_Set task_
Each line from the top of the listing through the one holding "behind the boxes" should be restated word for word, with nothing added and no pictures.

_Material_

>>>

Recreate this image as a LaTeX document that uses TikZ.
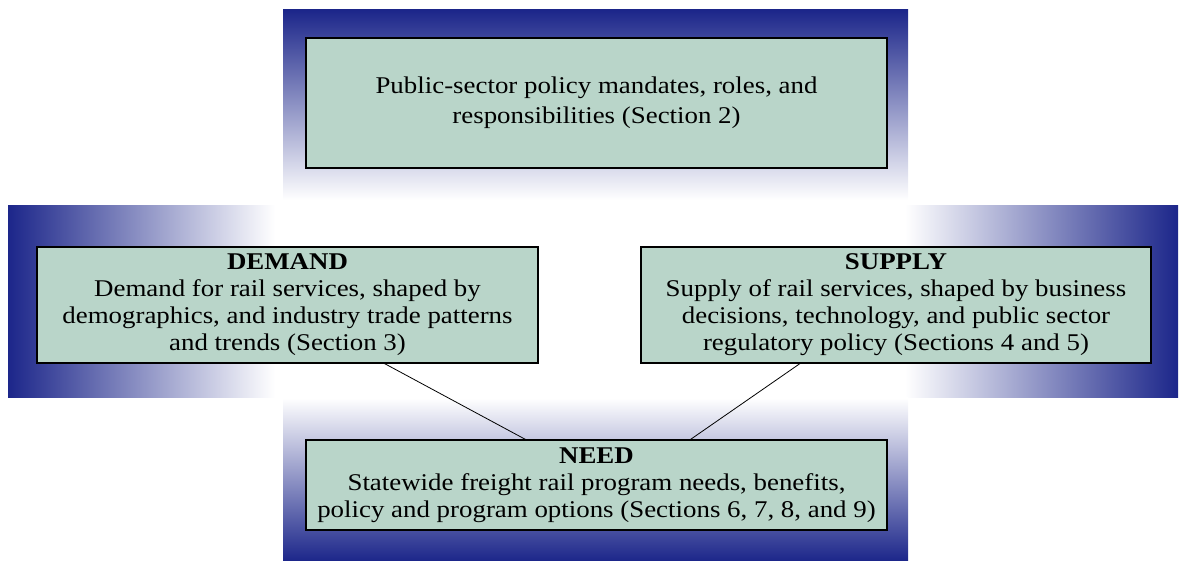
\documentclass[tikz,border=0pt]{standalone}
\usepackage{fontspec}
\setmainfont{Liberation Serif}[FakeStretch=1.12]
\usepackage{xcolor}
\usepackage{tikz}
\usetikzlibrary{positioning}

\definecolor{railblue}{RGB}{28,38,138}
\definecolor{boxgreen}{RGB}{185,213,201}

\tikzset{
  sectionbox/.style={draw, line width=1.1pt, fill=boxgreen, align=center, inner sep=0pt,
    font=\fontsize{24}{27}\selectfont},
}

\begin{document}
\begin{tikzpicture}[x=1pt, y=-1pt]

\useasboundingbox (0,0) rectangle (1179,561);

% shaded bands behind the boxes

\shade [top color=railblue, bottom color=white] (283,10) rectangle (908,200);
\shade [left color=railblue, right color=white] (8,206) rectangle (275,398);
\shade [left color=white, right color=railblue] (905,206) rectangle (1178,398);
\shade [top color=white, bottom color=railblue] (283,398) rectangle (908,561);

% policy

\node [sectionbox, minimum width=581pt, minimum height=130pt] at (596.5, 103) (policy) {Public-sector policy mandates, roles, and \\[3pt] responsibilities (Section 2)};

% demand, supply

\node [sectionbox, minimum width=501pt, minimum height=116pt] at (287.5, 305) (demand) {\textbf{DEMAND} \\ Demand for rail services, shaped by \\ demographics, and industry trade patterns \\ and trends (Section 3)};
\node [sectionbox, minimum width=510pt, minimum height=116pt] at (896, 305) (supply) {\textbf{SUPPLY} \\ Supply of rail services, shaped by business \\ decisions, technology, and public sector \\ regulatory policy (Sections 4 and 5)};

% need

\node [sectionbox, minimum width=581pt, minimum height=90pt] at (596.5, 485) (need) {\textbf{NEED} \\ Statewide freight rail program needs, benefits, \\ policy and program options (Sections 6, 7, 8, and 9)};

\path [draw, line width=0.8pt] ([xshift=97pt]demand.south) to ([xshift=-71pt]need.north);
\path [draw, line width=0.8pt] ([xshift=-96pt]supply.south) to ([xshift=94pt]need.north);

\end{tikzpicture}
\end{document}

<<<

_Response_
Recreate this image as a LaTeX document that uses TikZ.
\documentclass[tikz,border=0pt]{standalone}
\usepackage{fontspec}
\setmainfont{Liberation Serif}[FakeStretch=1.12]
\usepackage{xcolor}
\usepackage{tikz}
\usetikzlibrary{positioning}

\definecolor{railblue}{RGB}{28,38,138}
\definecolor{boxgreen}{RGB}{185,213,201}

\tikzset{
  sectionbox/.style={draw, line width=1.1pt, fill=boxgreen, align=center, inner sep=0pt,
    font=\fontsize{24}{27}\selectfont},
}

\begin{document}
\begin{tikzpicture}[x=1pt, y=-1pt]

\useasboundingbox (0,0) rectangle (1179,561);

% shaded bands behind the boxes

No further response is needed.